12/28/2011 04:25 pm ET Updated Oct 11, 2012

How 'Seinfeld''s Elaine Benes Became My Unlikely Style Icon (PHOTOS)

For some time now, I've been wanting to try a look that has become de rigueur on street style subjects and quirky it-girls like Alexa Chung: long vintage dresses paired with no-nonsense brogues. But I've always hesitated for fear of looking frumpy. Oftentimes, the ladies I admire for pulling off these too-cool-to-care ensembles with aplomb are ethereal model-types who could don a potato sack and still look delicate. And thus, I stay in my comfort zone of skinny jeans, ballet flats and preppy-chic staples.

But after spending last week watching "Seinfeld" reruns, I drew sartorial inspiration from an unlikely source: Elaine Benes.

In her funky retro frocks and practical oxfords, Elaine made wardrobe choices that mirrored her feisty, nonconformist personality. Unlike many of the downtown beauties who embrace decidedly un-sexy vintage garb in an attempt to look effortlessly cool, Elaine truly owned her look. And though she favored a more tailored, corporate-friendly aesthetic (hello, shoulder pads) in later seasons while working for the J. Peterman catalogue, I recall long shapeless dresses and unisex footwear as the hallmarks of her style.

*Scroll down to see photos of my "Elaine-ian" outfits*

Perhaps Elaine's style confidence resonates with me more than today's trendsetters because I watched "Seinfeld" religiously throughout my formative years. And though I'd never admit to wanting to cop her look as a trend-following eighth grader, a search through my childhood closet while home for the holidays surprisingly yielded some Elaine-worthy finds --namely, a couple of shoulder-padded, floral dresses I owned in the early '90s. Back then, I paired them with cropped jean jackets and delicate sandals, but today I'd give them a more utilitarian spin.

Elaine's sartorial instincts were not always spot-on (remember when she put the "urban sombrero" on the cover of the Peterman catalogue?), and some of her styling choices need not be repeated. For example, I will not be wearing white ankle socks with my oxfords anytime soon. Instead, I plan to stick with my go-to black tights. But with her fearless fashion sense in mind, I visited two popular New York vintage troves in an effort to break out of my rut and seek a loosely interpreted version of her look. First up was Nolita boutique Frock, where I tried on a navy Yves Saint Laurent number with a boxy coat. There was something about its voluminous silhouette that I found Elaine-ian (though I'm not sure whether she ever wore polka-dots). Next, I modeled several printed retro-style numbers at West Village shop Zachary's Smile.

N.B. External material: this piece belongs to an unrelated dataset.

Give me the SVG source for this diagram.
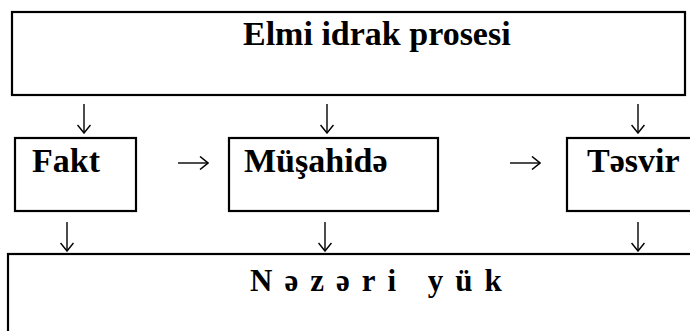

I fought my urge to dress them up with pumps, high-heeled boots or girly flats and a ladylike coat and instead added edge a la Elaine with sensible brogues and an oversized blazer.

The verdict? While I won't be completely revamping my wardrobe (or wearing white ankle socks -- ever), I resolve to incorporate Elaine's tough-meets-feminine sensibility into my own styling choices, and be a little more undaunted when it comes to taking risks. I won't, however, be copying her dance moves.